When we pick back up with the stalwart viceroy, he is capably fulfilling his assigned duties, although also beginning to make arrangements to step back from power himself. In time, he too departs from the familiar bounds of Solaara to go traveling: sometimes on his own, sometimes with one or more companions, and eventually into the heightened mystical realm of his people’s mythology. In the process, he claims his place as an epic hero in his own right, as well as an equal partner for the man he’d long served with such tender fealty.
Yes, this is a romance, albeit a pretty slow burn. I’d argue that was always/only a possible reading of the men’s dynamic in the last book, but this volume pushes it further into an explicit love story. Kip loves the ex-emperor — whose identity is more complicated than readers who skipped over the peripheral entries may realize — and will go to extraordinary lengths to prove himself worthy of him in return. Both figures, as it happens, are attempting to navigate that shift in their relationship, and a lot of the ensuing plot involves the two of them having a series of frank conversations tentatively feeling out one another and their respective traumas and misconceptions. One specific sticking point is that Cliopher is asexual, and the islander finds he has trouble articulating the sort of intimacy he’s looking for without hurting his would-be lover in rejecting his physical advances.
It’s thrilling to see them gradually emerge from those talks and establish themselves as a true romantic couple, and not only for the continued queernormativity of this cozy fantasy saga. (In so many ways, this is everything I wanted and never quite got from Robin Hobb’s Fitz and the Fool sequence. There are references to homophobia — and transphobia including deadnaming — but in the firm context of historical wrongs that have thankfully been set aside.) Their journeys together and apart read like a fairy tale filtered through the distinctive cultural lens of the Wide Sea Islanders, whose Polynesian-inspired traditions are even more prominent here than before. We get answers to a few longstanding mysteries, appearances from beloved favorites in all their domestic bliss, and of course significant promises of even further excitement ahead.
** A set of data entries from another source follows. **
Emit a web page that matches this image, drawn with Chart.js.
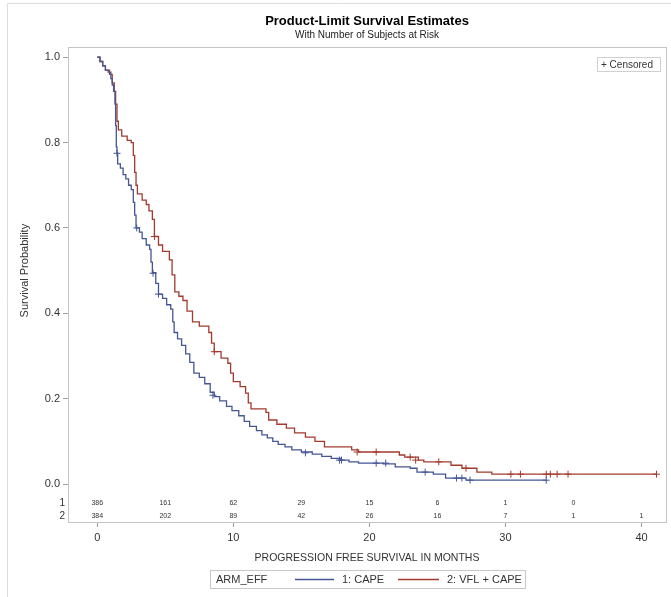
<!DOCTYPE html>
<html>
<head>
<meta charset="utf-8">
<script src="https://cdn.jsdelivr.net/npm/chart.js@4.4.1/dist/chart.umd.min.js"></script>
<style>
    html, body { margin: 0; padding: 0; background: #ffffff; }
    #chart { display: block; }
</style>
</head>
<body>
<canvas id="chart" width="671" height="597"></canvas>
<script>

// Kaplan-Meier Steps [months, survival]
const capeSteps = [
    [0, 1.0], [0.2, 0.99], [0.4, 0.98], [0.6, 0.97], [0.8, 0.965], [1.0, 0.95], [1.1, 0.935], [1.2, 0.92],
    [1.3, 0.89], [1.35, 0.84], [1.4, 0.79], [1.45, 0.775], [1.5, 0.75], [1.7, 0.74], [1.9, 0.725], [2.1, 0.715],
    [2.3, 0.70], [2.5, 0.69], [2.65, 0.66], [2.75, 0.63], [2.85, 0.60], [3.1, 0.59], [3.3, 0.575], [3.6, 0.56],
    [3.85, 0.55], [3.95, 0.52], [4.05, 0.495], [4.3, 0.47], [4.5, 0.445], [4.8, 0.435], [5.1, 0.42], [5.4, 0.41],
    [5.55, 0.38], [5.65, 0.355], [5.9, 0.34], [6.2, 0.325], [6.5, 0.305], [6.8, 0.285], [7.1, 0.26], [7.5, 0.25],
    [7.9, 0.235], [8.3, 0.215], [8.6, 0.205], [9.0, 0.195], [9.5, 0.182], [9.9, 0.172], [10.4, 0.16], [10.8, 0.147],
    [11.2, 0.135], [11.7, 0.125], [12.1, 0.115], [12.5, 0.108], [12.9, 0.10], [13.3, 0.093], [13.8, 0.087], [14.3, 0.08],
    [15.0, 0.075], [15.8, 0.07], [16.5, 0.065], [17.2, 0.06], [17.9, 0.056], [18.5, 0.052], [19.2, 0.049], [21.0, 0.047],
    [21.9, 0.04], [23.0, 0.037], [23.5, 0.028], [24.7, 0.023], [25.6, 0.014], [27.1, 0.009], [33.0, 0.009]
];

const vflSteps = [
    [0, 1.0], [0.2, 0.99], [0.4, 0.98], [0.6, 0.97], [0.9, 0.96], [1.1, 0.94], [1.25, 0.92], [1.35, 0.89],
    [1.45, 0.85], [1.55, 0.83], [1.8, 0.815], [2.2, 0.805], [2.5, 0.80], [2.65, 0.77], [2.75, 0.73], [2.85, 0.70],
    [2.95, 0.68], [3.3, 0.665], [3.6, 0.655], [3.8, 0.64], [4.05, 0.62], [4.2, 0.58], [4.5, 0.56], [4.8, 0.545],
    [5.3, 0.525], [5.5, 0.49], [5.7, 0.45], [6.0, 0.44], [6.3, 0.43], [6.6, 0.405], [7.0, 0.38], [7.5, 0.37],
    [8.2, 0.355], [8.4, 0.33], [8.6, 0.31], [9.1, 0.295], [9.6, 0.283], [9.8, 0.26], [10.0, 0.24], [10.5, 0.228],
    [10.9, 0.213], [11.1, 0.19], [11.3, 0.176], [12.4, 0.168], [12.6, 0.15], [13.2, 0.14], [13.9, 0.131], [14.5, 0.12],
    [15.3, 0.11], [16.0, 0.10], [16.7, 0.087], [18.7, 0.08], [19.2, 0.075], [22.2, 0.068], [22.6, 0.063], [23.6, 0.056],
    [24.0, 0.052], [26.0, 0.044], [26.8, 0.037], [27.9, 0.028], [29.0, 0.023], [41.1, 0.023]
];

// Censored Marks [months, survival]
const capeCensored = [
    [1.45, 0.775], [2.9, 0.60], [4.1, 0.494], [4.5, 0.445], [8.5, 0.208], [15.3, 0.073], [17.8, 0.056],
    [17.95, 0.056], [20.5, 0.049], [21.2, 0.049], [24.1, 0.028], [26.4, 0.014], [26.8, 0.014], [27.4, 0.009], [33.0, 0.009]
];

const vflCensored = [
    [4.2, 0.58], [8.6, 0.31], [19.1, 0.075], [20.5, 0.075], [23.0, 0.063], [23.4, 0.056], [25.1, 0.052],
    [27.1, 0.037], [30.4, 0.023], [31.1, 0.023], [33.0, 0.023], [33.3, 0.023], [33.8, 0.023], [34.6, 0.023], [41.1, 0.023]
];

// Subjects At Risk
const atRiskTimes = [0, 5, 10, 15, 20, 25, 30, 35, 40];
const atRiskCape = [386, 161, 62, 29, 15, 6, 1, 0, null];
const atRiskVfl = [384, 202, 89, 42, 26, 16, 7, 1, 1];

// Ticks And Labels
const xTicks = [0, 10, 20, 30, 40];
const yTicks = [0, 0.2, 0.4, 0.6, 0.8, 1.0];
const groupLabels = ['1: CAPE', '2: VFL + CAPE'];
const groupColors = ['#445694', '#A23A2E'];

// Font
const fontFamily = '"Liberation Sans", Arial, Helvetica, sans-serif';

// To Points
const toPoints = function (list) {
    return list.map(function (item) { return { x: item[0], y: item[1] }; });
};

// Decoration Plugin
const kmDecor = {
    id: 'kmDecor',

    beforeDatasetsDraw: function (chart) {
        const ctx = chart.ctx;
        const area = chart.chartArea;
        ctx.save();

        // Outer Frame
        ctx.strokeStyle = '#dcdcdc';
        ctx.lineWidth = 1;
        ctx.beginPath();
        ctx.moveTo(7.5, 597);
        ctx.lineTo(7.5, 3.5);
        ctx.lineTo(671, 3.5);
        ctx.stroke();

        // Plot Frame
        ctx.strokeStyle = '#c4c4c4';
        ctx.strokeRect(Math.round(area.left) + 0.5, Math.round(area.top) + 0.5,
            Math.round(area.right - area.left), Math.round(area.bottom - area.top));
        ctx.restore();
    },

    afterDraw: function (chart) {
        const ctx = chart.ctx;
        const area = chart.chartArea;
        const x = chart.scales.x;
        const y = chart.scales.y;
        const midX = (area.left + area.right) / 2;
        ctx.save();

        // Titles
        ctx.fillStyle = '#000000';
        ctx.textAlign = 'center';
        ctx.textBaseline = 'middle';
        ctx.font = 'bold 13px ' + fontFamily;
        ctx.fillText('Product-Limit Survival Estimates', midX, 21);
        ctx.font = '10px ' + fontFamily;
        ctx.fillStyle = '#222222';
        ctx.fillText('With Number of Subjects at Risk', midX, 35);

        // Y Title
        ctx.save();
        ctx.translate(25, y.getPixelForValue(0.5));
        ctx.rotate(-Math.PI / 2);
        ctx.font = '11px ' + fontFamily;
        ctx.fillStyle = '#333333';
        ctx.fillText('Survival Probability', 0, 0);
        ctx.restore();

        // At Risk Table
        const rows = [atRiskCape, atRiskVfl];
        const rowY = [y.getPixelForValue(-0.0445), y.getPixelForValue(-0.075)];
        for (let r = 0; r < rows.length; r++) {
            ctx.font = '10px ' + fontFamily;
            ctx.fillStyle = '#333333';
            ctx.textAlign = 'right';
            ctx.fillText(String(r + 1), area.left - 3, rowY[r]);
            ctx.font = '7px ' + fontFamily;
            ctx.textAlign = 'center';
            for (let i = 0; i < atRiskTimes.length; i++) {
                if (rows[r][i] === null) { continue; }
                ctx.fillText(String(rows[r][i]), x.getPixelForValue(atRiskTimes[i]), rowY[r]);
            }
        }

        // Censored Box
        ctx.strokeStyle = '#d0d0d0';
        ctx.strokeRect(597.5, 57.5, 63, 14);
        ctx.font = '10px ' + fontFamily;
        ctx.fillStyle = '#333333';
        ctx.textAlign = 'left';
        ctx.fillText('+ Censored', 601, 65);

        // Legend
        ctx.strokeStyle = '#c8c8c8';
        ctx.strokeRect(210.5, 570.5, 315, 18);
        ctx.font = '11px ' + fontFamily;
        ctx.fillText('ARM_EFF', 216, 580);
        const legendLine = [[295, 334, 342], [398, 439, 447]];
        for (let i = 0; i < legendLine.length; i++) {
            ctx.strokeStyle = groupColors[i];
            ctx.lineWidth = 1.3;
            ctx.beginPath();
            ctx.moveTo(legendLine[i][0], 579.5);
            ctx.lineTo(legendLine[i][1], 579.5);
            ctx.stroke();
            ctx.fillText(groupLabels[i], legendLine[i][2], 580);
        }

        ctx.restore();
    }
};

// Create Chart
const ctx = document.getElementById('chart').getContext('2d');
const chart = new Chart(ctx, {
    type: 'scatter',
    data: {
        datasets: [

            // CAPE Curve
            {
                label: groupLabels[0],
                data: toPoints(capeSteps),
                showLine: true,
                stepped: 'before',
                borderColor: groupColors[0],
                borderWidth: 1.3,
                pointRadius: 0
            },

            // VFL + CAPE Curve
            {
                label: groupLabels[1],
                data: toPoints(vflSteps),
                showLine: true,
                stepped: 'before',
                borderColor: groupColors[1],
                borderWidth: 1.3,
                pointRadius: 0
            },

            // CAPE Censored
            {
                label: 'Censored 1',
                data: toPoints(capeCensored),
                pointStyle: 'cross',
                pointRadius: 3.5,
                pointBorderWidth: 1,
                borderColor: groupColors[0],
                backgroundColor: groupColors[0]
            },

            // VFL + CAPE Censored
            {
                label: 'Censored 2',
                data: toPoints(vflCensored),
                pointStyle: 'cross',
                pointRadius: 3.5,
                pointBorderWidth: 1,
                borderColor: groupColors[1],
                backgroundColor: groupColors[1]
            }
        ]
    },
    options: {
        responsive: false,
        animation: false,
        devicePixelRatio: 1,
        layout: { padding: { left: 0, right: 3.5, top: 47, bottom: 0 } },
        plugins: {
            legend: { display: false },
            tooltip: { enabled: false }
        },
        scales: {
            x: {
                type: 'linear',
                min: -2.15,
                max: 41.8,
                afterBuildTicks: function (scale) { scale.ticks = xTicks.map(function (v) { return { value: v }; }); },
                afterFit: function (scale) { scale.height = 75; },
                grid: { drawOnChartArea: false, drawTicks: true, tickLength: 5, color: '#a0a0a0' },
                border: { display: false },
                ticks: { padding: 4, color: '#333333', font: { family: fontFamily, size: 11 } },
                title: {
                    display: true,
                    text: 'PROGRESSION FREE SURVIVAL IN MONTHS',
                    color: '#333333',
                    font: { family: fontFamily, size: 10.5 },
                    padding: { top: 0, bottom: 32.7 }
                }
            },
            y: {
                type: 'linear',
                min: -0.089,
                max: 1.024,
                afterBuildTicks: function (scale) { scale.ticks = yTicks.map(function (v) { return { value: v }; }); },
                afterFit: function (scale) { scale.width = 68; },
                grid: { drawOnChartArea: false, drawTicks: true, tickLength: 5, color: '#a0a0a0' },
                border: { display: false },
                ticks: {
                    padding: 3,
                    color: '#333333',
                    font: { family: fontFamily, size: 11 },
                    callback: function (value) { return Number(value).toFixed(1); }
                }
            }
        }
    },
    plugins: [kmDecor]
});

</script>
</body>
</html>
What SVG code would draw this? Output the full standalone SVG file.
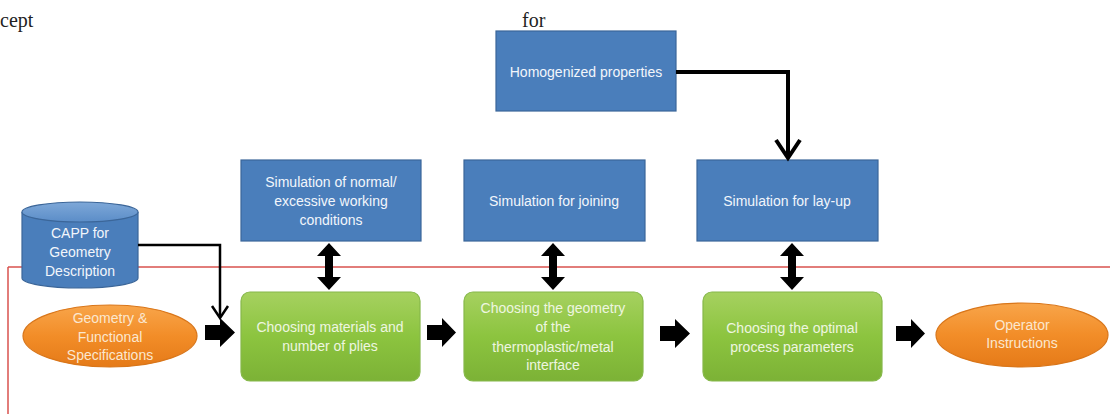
<svg xmlns="http://www.w3.org/2000/svg" width="1110" height="414" viewBox="0 0 1110 414">
<style>
.pg{font-family:"Liberation Serif","Times New Roman",serif;font-size:20px;fill:#222}
.t{font-family:"Liberation Sans",Arial,sans-serif;font-size:14px;text-anchor:middle}
.tb{fill:#f2f6fb}
.tg{fill:#eef6e0}
.to{fill:#fbe7cf}
.blue{fill:#4a7ebb;stroke:#3b6699;stroke-width:1.2}
.green{fill:url(#gg);stroke:#86b84a;stroke-width:1.2}
.orange{fill:url(#og);stroke:#d9761a;stroke-width:1.2}
.blk{fill:#000}
.ln{fill:none;stroke:#000;stroke-linejoin:miter}
</style>
<defs>
<linearGradient id="gg" x1="0" y1="0" x2="0" y2="1">
<stop offset="0" stop-color="#a6d160"/>
<stop offset="0.5" stop-color="#8cc43f"/>
<stop offset="1" stop-color="#7cb236"/>
</linearGradient>
<linearGradient id="og" x1="0" y1="0" x2="0" y2="1">
<stop offset="0" stop-color="#f8a54a"/>
<stop offset="0.5" stop-color="#f28d28"/>
<stop offset="1" stop-color="#e57a18"/>
</linearGradient>
<linearGradient id="bg" x1="0" y1="0" x2="0" y2="1">
<stop offset="0" stop-color="#7ea8d8"/>
<stop offset="1" stop-color="#5b8dc8"/>
</linearGradient>
</defs>
<rect width="1110" height="414" fill="#fff"/>
<text class="pg" x="0" y="27">cept</text>
<text class="pg" x="522" y="27">for</text>

<g id="frame">
<path d="M8 267 H1110 M8 267 V414" fill="none" stroke="#d9534f" stroke-width="1.5"/>
</g>

<g id="homogenized">
<rect class="blue" x="496" y="31" width="180" height="80"/>
<text class="t tb" x="586" y="77">Homogenized properties</text>
</g>
<g id="sim-normal">
<rect class="blue" x="241" y="160" width="180" height="81"/>
<text class="t tb" x="331" y="187">Simulation of normal/</text>
<text class="t tb" x="331" y="206">excessive working</text>
<text class="t tb" x="331" y="225">conditions</text>
</g>
<g id="sim-joining">
<rect class="blue" x="464" y="160" width="181" height="81"/>
<text class="t tb" x="554" y="206">Simulation for joining</text>
</g>
<g id="sim-layup">
<rect class="blue" x="697" y="160" width="181" height="81"/>
<text class="t tb" x="787" y="206">Simulation for lay-up</text>
</g>
<g id="capp">
<path class="blue" d="M22 212 V278 A58 10 0 0 0 138 278 V212"/>
<ellipse cx="80" cy="212" rx="58" ry="10" fill="url(#bg)" stroke="#3b6699" stroke-width="1.2"/>
<text class="t tb" x="80" y="238">CAPP for</text>
<text class="t tb" x="80" y="257">Geometry</text>
<text class="t tb" x="80" y="276">Description</text>
</g>
<g id="geometry-spec">
<ellipse class="orange" cx="110" cy="336" rx="87" ry="31"/>
<text class="t to" x="110" y="323">Geometry &amp;</text>
<text class="t to" x="110" y="342">Functional</text>
<text class="t to" x="110" y="360">Specifications</text>
</g>
<g id="choose-materials">
<rect class="green" x="241" y="292" width="179" height="89" rx="9"/>
<text class="t tg" x="330" y="332">Choosing materials and</text>
<text class="t tg" x="330" y="351">number of plies</text>
</g>
<g id="choose-geometry">
<rect class="green" x="464" y="292" width="179" height="89" rx="9"/>
<text class="t tg" x="553" y="313">Choosing the geometry</text>
<text class="t tg" x="553" y="332">of the</text>
<text class="t tg" x="553" y="352">thermoplastic/metal</text>
<text class="t tg" x="553" y="370">interface</text>
</g>
<g id="choose-process">
<rect class="green" x="703" y="292" width="179" height="89" rx="9"/>
<text class="t tg" x="792" y="333">Choosing the optimal</text>
<text class="t tg" x="792" y="352">process parameters</text>
</g>
<g id="operator">
<ellipse class="orange" cx="1022" cy="335" rx="86" ry="32"/>
<text class="t to" x="1022" y="330">Operator</text>
<text class="t to" x="1022" y="348">Instructions</text>
</g>

<g id="connectors">
<path class="ln" stroke-width="4" d="M676 72 H788 V157"/>
<path class="ln" stroke-width="4" d="M776 140 L788 158 L800 140"/>
<path class="ln" stroke-width="2.5" d="M138 245 H220 V316"/>
<path class="ln" stroke-width="2.5" d="M212 306 L220 318 L228 306"/>
<path class="blk" d="M205 325 H220 V318 L235 332.5 L220 347 V340 H205 Z"/>
<path class="blk" d="M427 325 H442 V318 L456 332.5 L442 347 V340 H427 Z"/>
<path class="blk" d="M660 326 H675 V319 L690 333.5 L675 348 V341 H660 Z"/>
<path class="blk" d="M896 326 H911 V319 L925 333.5 L911 348 V341 H896 Z"/>
<path class="blk" d="M329 243 L341 256 H333 V277 H341 L329 290 L317 277 H325 V256 H317 Z"/>
<path class="blk" d="M553 243 L565 256 H557 V277 H565 L553 290 L541 277 H549 V256 H541 Z"/>
<path class="blk" d="M792 243 L804 256 H796 V277 H804 L792 290 L780 277 H788 V256 H780 Z"/>
</g>
</svg>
It’s a messy work of necessity, transitioning from the quiet political rhythms of the previous installment to this grand nautical adventure. Early on, the hero spends an extended interlude in a parallel reality where his past self made a different choice at some key juncture, which is a genre switch that’s mostly earned but can likewise seem a little jarring in the moment. As a result I don’t ultimately feel the novel is as strong or cohesive as its predecessor, but I’ve definitely still enjoyed it and am already looking forward to my next reread of that one with the knowledge of the closeness these two lonely souls will someday attain.